Delaney watches him, before he lets out a single word of warning.

“Don’t!”

Scott-Evans skirts his eyes toward Delaney, then decides to ignore him.

“What do you want to know?” He sighs. There’s only resolve in his voice now.

“Daniel Stockton was the third man in that car that day. Where…”

But I don’t get far, because Scott-Evans looks at me like I’ve grown two heads and interrupts me.

“Daniel had nothing to do with anything!” he hisses.

Marcus makes a strangled sound, as though his soul is leaving his body.

“You dumb fucker! He’ll kill us!” He shrieks.

Scott-Evans has gone still.

Not calm—empty. The kind of numbness that comes after the body has exhausted every other response.

His eyes are dull now, unfocused, like he’s already stepped halfway out of himself.

There’s no fight left in him. No fear either.

Just the faint impression of a man who would welcome the end if it meant this would finally stop.

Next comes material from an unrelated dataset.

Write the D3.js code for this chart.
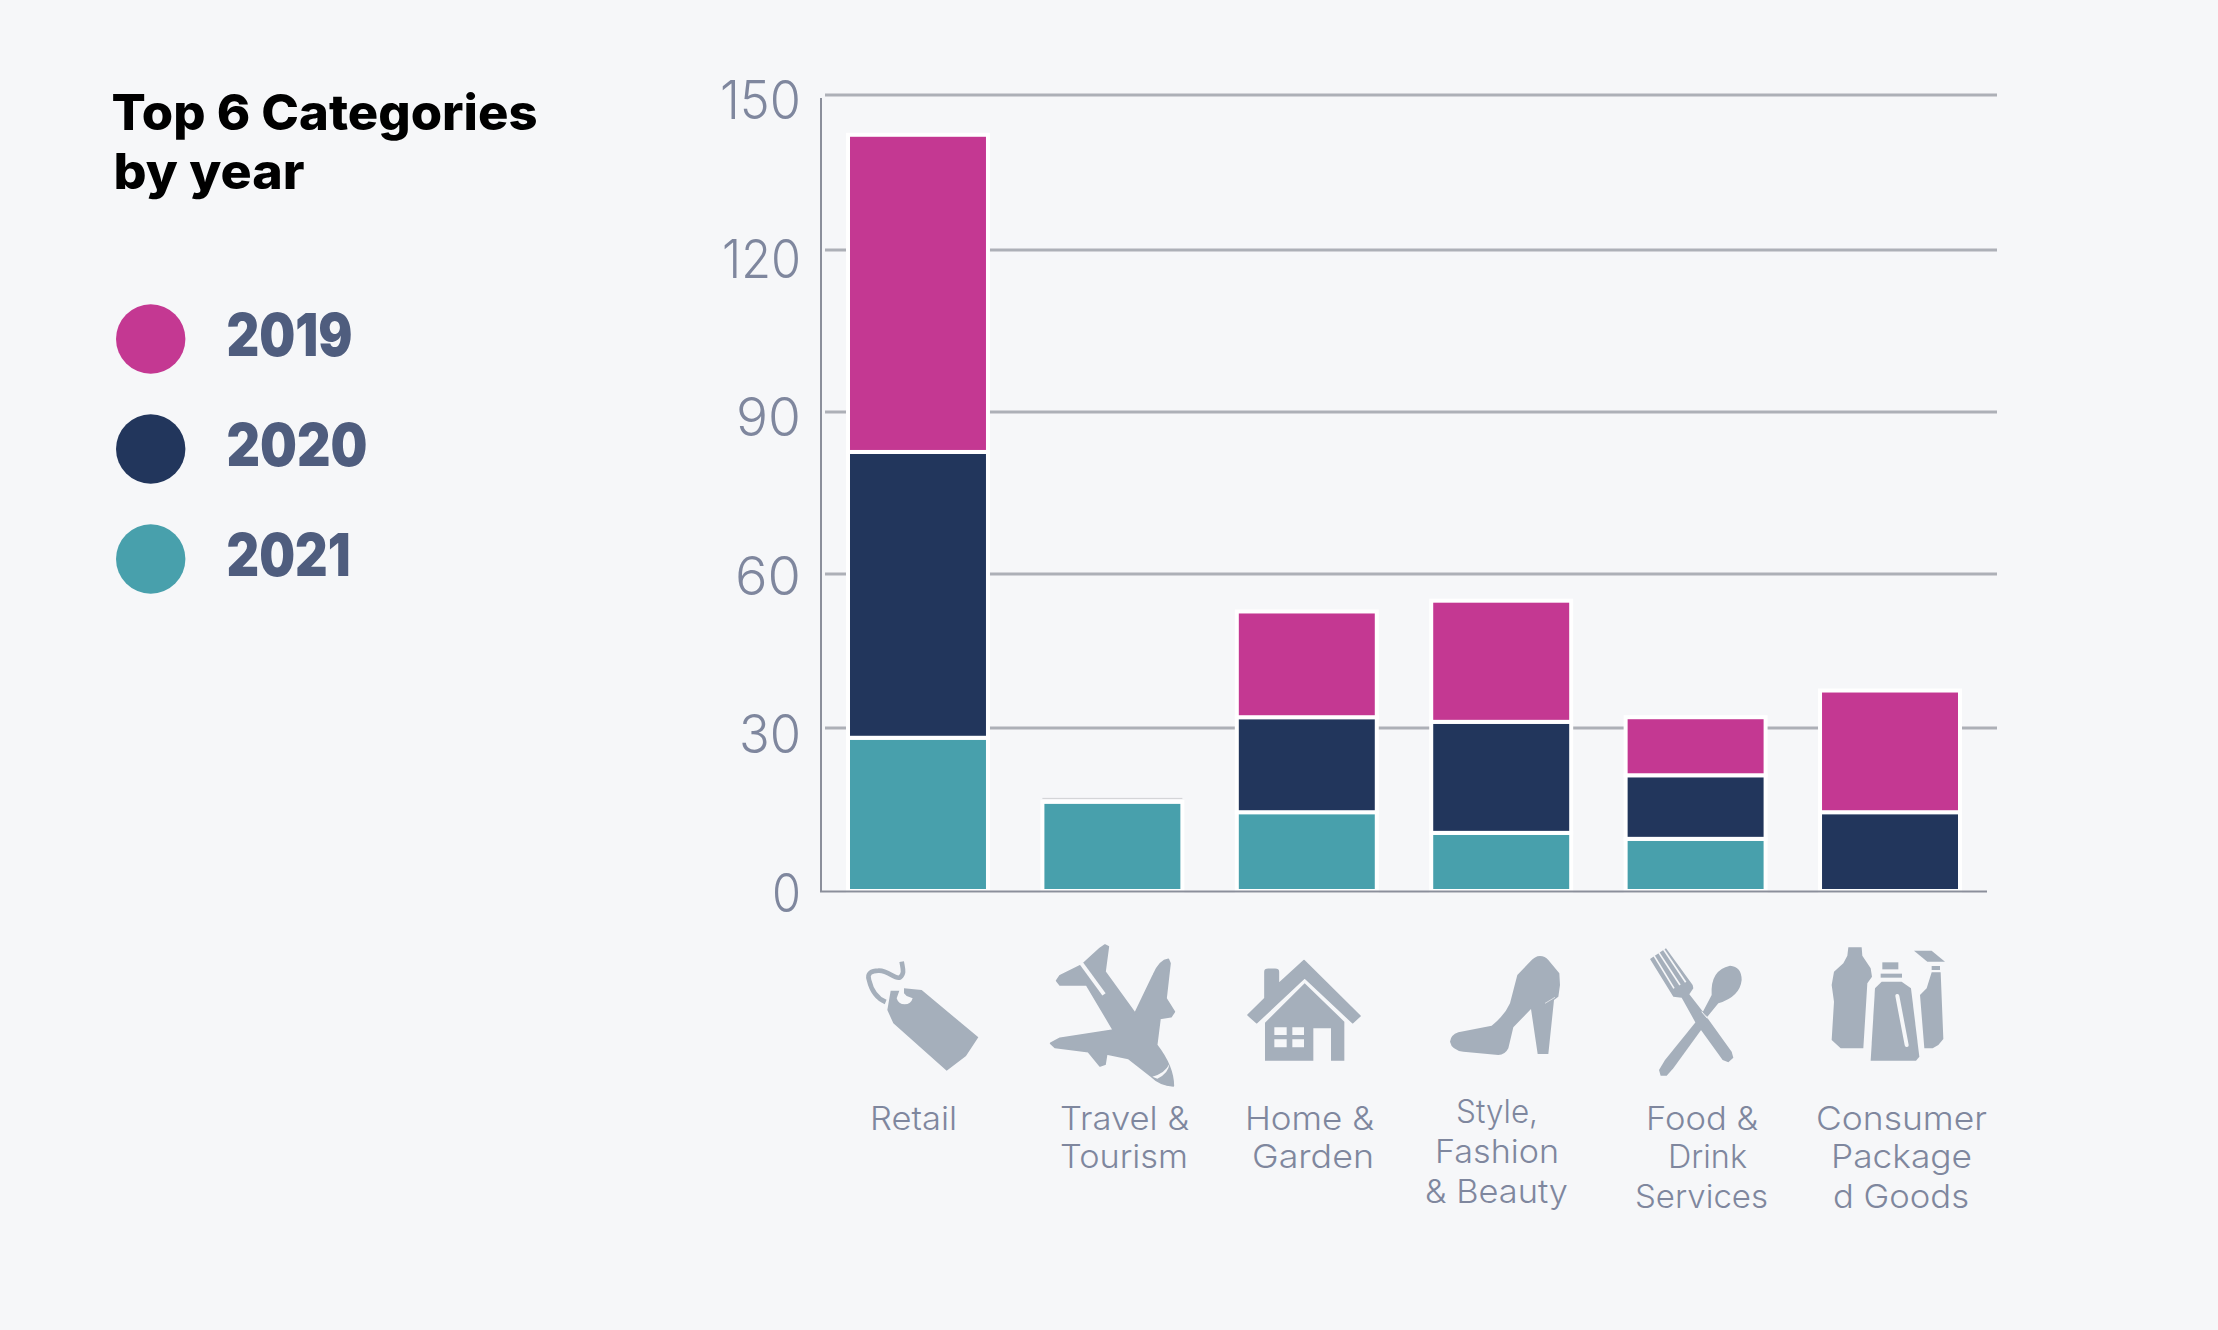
<!DOCTYPE html>
<html>
<head>
<meta charset="utf-8">
<title>Top 6 Categories by year</title>
<script src="https://cdn.jsdelivr.net/npm/d3@7/dist/d3.min.js"></script>
<style>
  html, body { margin: 0; padding: 0; background: #f6f7f9; }
  svg { display: block; }
  text { font-family: Inter, "Noto Sans", sans-serif; }
</style>
</head>
<body>
<svg id="chart" width="2218" height="1330"></svg>
<script>
// Chart values
const categories = ["Retail", "Travel & Tourism", "Home & Garden", "Style, Fashion & Beauty", "Food & Drink Services", "Consumer Packaged Goods"];
const years = ["2021", "2020", "2019"];
const values2019 = [59.7, 0, 20.6, 23.6, 10.8, 22.8];
const values2020 = [54.4, 0, 17.6, 20.5, 11.7, 14.5];
const values2021 = [28.2, 16.4, 14.5, 10.7, 9.6, 0];
const yTicks = [0, 30, 60, 90, 120, 150];
const titleLines = ["Top 6 Categories", "by year"];
const legendYears = ["2019", "2020", "2021"];
const categoryLabelLines = [
  ["Retail"],
  ["Travel &", "Tourism"],
  ["Home &", "Garden"],
  ["Style,", "Fashion", "& Beauty"],
  ["Food &", "Drink", "Services"],
  ["Consumer", "Package", "d Goods"]
];

// Layout
const colors = { "2019": "#c43892", "2020": "#22365c", "2021": "#48a0ac" };
const bg = "#f6f7f9", iconFill = "#a5afbb", labelFill = "#7f879e", legendFill = "#4f5d7e";
const titleRows = [[111.5, 129.5, 426], [113.5, 188.5, 191]];
const legendRows = [[339, 355.7, 126], [449, 465.7, 141], [559, 575.7, 124]];
const tickWidths = { 0: 29, 30: 62, 60: 66, 90: 65, 120: 79, 150: 81 };
const categoryLabelRows = [
  [[870, 1130, 87]],
  [[1060, 1130, 129], [1060, 1168, 128]],
  [[1245, 1130, 129], [1252, 1168, 122]],
  [[1456, 1123, 82], [1435, 1163, 124], [1425, 1203, 143]],
  [[1646, 1130, 112], [1668, 1168, 79], [1635, 1208, 133]],
  [[1816, 1130, 171], [1831, 1168, 141], [1833, 1208, 136]]
];

const svg = d3.select("#chart");
svg.append("rect").attr("width", 2218).attr("height", 1330).attr("fill", bg);

// Scales: gridlines sit at slightly uneven spacing, so the y scale is piecewise
const y = d3.scaleLinear().domain(yTicks).range([891, 728, 574, 412, 250, 95]);
const yLabel = d3.scaleLinear().domain([0, 150]).range([912, 119]);
const x = d3.scaleBand().domain(categories).range([848, 1960]).paddingInner(0.28).paddingOuter(0);

const fitted = sel => sel.attr("lengthAdjust", "spacingAndGlyphs");

// Gridlines
const grid = svg.append("g").attr("transform", "translate(825,0)")
  .call(d3.axisLeft(y).tickValues(yTicks.slice(1)).tickSize(-1172).tickFormat("").offset(0));
grid.select(".domain").remove();
grid.selectAll("line").attr("stroke", "#adb0b7").attr("stroke-width", 3);

// Stacked bars
const rows = categories.map((c, i) => ({ category: c, "2019": values2019[i], "2020": values2020[i], "2021": values2021[i] }));
const stacked = d3.stack().keys(years)(rows);

// Hairline above the single-segment bar
svg.append("line")
  .attr("x1", x(categories[1])).attr("x2", x(categories[1]) + x.bandwidth())
  .attr("y1", y(values2021[1]) - 3.5).attr("y2", y(values2021[1]) - 3.5)
  .attr("stroke", "#d0d1d4").attr("stroke-width", 1);

svg.append("g").selectAll("g").data(stacked).join("g")
  .attr("fill", d => colors[d.key])
  .selectAll("rect").data(d => d.filter(s => s[1] > s[0])).join("rect")
  .attr("x", d => x(d.data.category))
  .attr("width", x.bandwidth())
  .attr("y", d => y(d[1]))
  .attr("height", d => y(d[0]) - y(d[1]))
  .attr("stroke", "#ffffff")
  .attr("stroke-width", 4);

// Axis lines
const axisColor = "#8b8f9b";
svg.append("line").attr("x1", 821).attr("x2", 821).attr("y1", 98).attr("y2", 892)
  .attr("stroke", axisColor).attr("stroke-width", 2);
svg.append("line").attr("x1", 820).attr("x2", 1987).attr("y1", 891.5).attr("y2", 891.5)
  .attr("stroke", axisColor).attr("stroke-width", 2);

// Y tick labels
const yAxis = svg.append("g").attr("transform", "translate(801,0)")
  .call(d3.axisLeft(yLabel).tickValues(yTicks).tickSize(0).tickPadding(0).offset(0));
yAxis.select(".domain").remove();
yAxis.selectAll("line").remove();
yAxis.selectAll("text")
  .attr("dy", 0)
  .attr("font-family", "Inter").attr("font-size", 54).attr("font-weight", 300)
  .attr("fill", labelFill)
  .attr("textLength", d => tickWidths[d])
  .call(fitted);

// Title
svg.append("g").selectAll("text").data(titleLines).join("text")
  .attr("x", (d, i) => titleRows[i][0]).attr("y", (d, i) => titleRows[i][1])
  .attr("textLength", (d, i) => titleRows[i][2])
  .attr("font-size", 49).attr("font-weight", 800).attr("fill", "#000")
  .text(d => d).call(fitted);

// Legend
const legend = svg.append("g").selectAll("g").data(legendYears).join("g");
legend.append("circle")
  .attr("cx", 150.7).attr("cy", (d, i) => legendRows[i][0])
  .attr("r", 34.7)
  .attr("fill", d => colors[d]);
legend.append("text")
  .attr("x", 226.5).attr("y", (d, i) => legendRows[i][1])
  .attr("textLength", (d, i) => legendRows[i][2])
  .attr("font-size", 59).attr("font-weight", 900).attr("fill", legendFill)
  .text(d => d).call(fitted);

// Category labels
svg.append("g").selectAll("g").data(categoryLabelLines).join("g")
  .each(function (lines, c) {
    d3.select(this).selectAll("text").data(lines).join("text")
      .attr("x", (d, i) => categoryLabelRows[c][i][0])
      .attr("y", (d, i) => categoryLabelRows[c][i][1])
      .attr("textLength", (d, i) => categoryLabelRows[c][i][2])
      .attr("font-size", 33).attr("font-weight", 300).attr("fill", labelFill)
      .text(d => d).call(fitted);
  });

// Category pictograms, drawn at triple size and scaled down
function icon(tx, ty) {
  return svg.append("g").attr("transform", `translate(${tx},${ty}) scale(${1 / 3})`).attr("fill", iconFill);
}
const round = sel => sel.attr("stroke", iconFill).attr("stroke-width", 5).attr("stroke-linejoin", "round");
const cut = (g, d, w) => g.append("path").attr("d", d).attr("fill", "none").attr("stroke", bg).attr("stroke-width", w).attr("stroke-linecap", "butt");

// Price tag
const tag = icon(840, 930);
tag.append("path")
  .attr("d", "M192,175 L245,180 L415,322 L378,378 L320,422 L160,280 L142,240 L152,182 L178,182 L170,205 A25,25 0 0 0 218,205 L200,198 L192,190 Z");
tag.append("path")
  .attr("d", "M185,95 C188,115 195,130 180,142 C165,150 145,120 115,122 C95,122 80,130 87,150 C94,180 110,205 137,216")
  .attr("fill", "none").attr("stroke", iconFill).attr("stroke-width", 14);

// Airliner
const plane = icon(1040, 930);
plane.append("path")
  .attr("d", "M195,45 L205,50 L195,125 L285,250 L340,135 Q360,90 385,88 L390,100 L378,205 L403,245 L393,260 L360,265 L350,345 Q400,410 400,468 Q360,465 335,440 L265,385 L200,372 L195,403 L180,408 L145,365 L45,352 L32,340 L60,325 L220,300 L140,165 L60,165 L50,152 L60,137 L125,105 L180,55 Z")
  .call(round);
cut(plane, "M124,100 L192,193", 12);
plane.append("path").attr("d", "M337,440 Q375,430 388,402 Q386,430 352,446 Z").attr("fill", bg);

// House
const house = icon(1230, 940);
house.append("path")
  .attr("d", "M222,62 L390,228 L368,248 L224,113 L80,248 L54,225 L105,175 L105,95 Q105,88 115,88 L135,88 Q145,88 145,95 L145,132 Z")
  .call(round);
house.append("path").attr("fill-rule", "evenodd")
  .attr("d", "M224,130 L343,245 L343,362 L303,362 L303,265 L250,265 L250,362 L105,362 L105,248 Z M133,262 H170 V285 H133 Z M187,262 H222 V285 H187 Z M133,298 H170 V322 H133 Z M187,298 H222 V322 H187 Z");

// High-heeled shoe
const shoe = icon(1430, 940);
shoe.append("path")
  .attr("d", "M330,48 Q345,48 355,60 L388,100 L390,135 L385,170 L372,180 L355,342 L323,342 L303,207 L250,262 L235,325 Q225,345 205,345 L100,335 Q65,330 60,305 Q62,285 85,277 L185,257 Q225,225 240,190 L262,105 L300,65 Q315,48 330,48 Z");
cut(shoe, "M345,190 L375,172", 2);

// Fork and spoon
const cutlery = icon(1630, 935);
cutlery.append("path")
  .attr("d", "M108,40 L188,150 L190,160 L178,178 L220,232 L305,350 L310,368 L295,382 L278,375 L195,260 L155,188 L130,185 L60,72 Z");
cut(cutlery, "M72,62 L132,160", 5);
cut(cutlery, "M86,52 L150,150", 5);
cut(cutlery, "M100,42 L167,142", 5);
cutlery.append("path")
  .attr("d", "M300,92 Q335,95 335,135 Q330,185 265,205 L232,245 L218,232 L245,180 Q240,105 300,92 Z");
cutlery.append("path")
  .attr("d", "M210,245 L235,255 L130,400 L110,422 L92,422 L87,405 L105,375 Z");
cut(cutlery, "M215,230 L232,250", 3);

// Household bottles
const bottles = icon(1630, 935);
bottles.append("path")
  .attr("d", "M655,37 L695,37 L697,62 L722,100 L726,125 L712,145 L700,340 L632,340 L605,315 L612,200 L605,150 L612,110 L640,85 L652,62 Z");
bottles.append("rect").attr("x", 757).attr("y", 82).attr("width", 48).attr("height", 21);
bottles.append("rect").attr("x", 752).attr("y", 116).attr("width", 64).attr("height", 12);
bottles.append("path")
  .attr("d", "M755,140 L815,140 L843,160 L868,365 L858,377 L722,377 L735,160 Z");
cut(bottles, "M802,183 L830,330", 12).attr("stroke-linecap", "round");
bottles.append("path").attr("d", "M852,47 L905,47 L945,80 L892,80 Z");
bottles.append("rect").attr("x", 905).attr("y", 93).attr("width", 25).attr("height", 12);
bottles.append("path")
  .attr("d", "M905,112 L932,112 L940,312 L925,330 L908,340 L883,340 L870,180 L890,160 Z");
</script>
</body>
</html>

“Not if they kill us first,” he mutters, tipping his chin toward us.

It’s hard to tell whether it’s resignation or calculation.

That’s the problem with men like him. They understand despair well enough to wear it convincingly. I can’t tell if he’s reached true defeat or if this is just another mask—one more version of himself deployed to provoke doubt, to blur intention, to make us hesitate.

It’s classic sociopathic behavior. I’ve seen it before. Not recently—but often enough to recognize the shape of it. The way hopelessness becomes a tool. The way surrender is used not as an ending, but as leverage.

And standing here now, watching him hollow himself out in real time, it’s becoming harder to tell which version of Scott-Evans is real.

The broken man. Or the one still playing the game.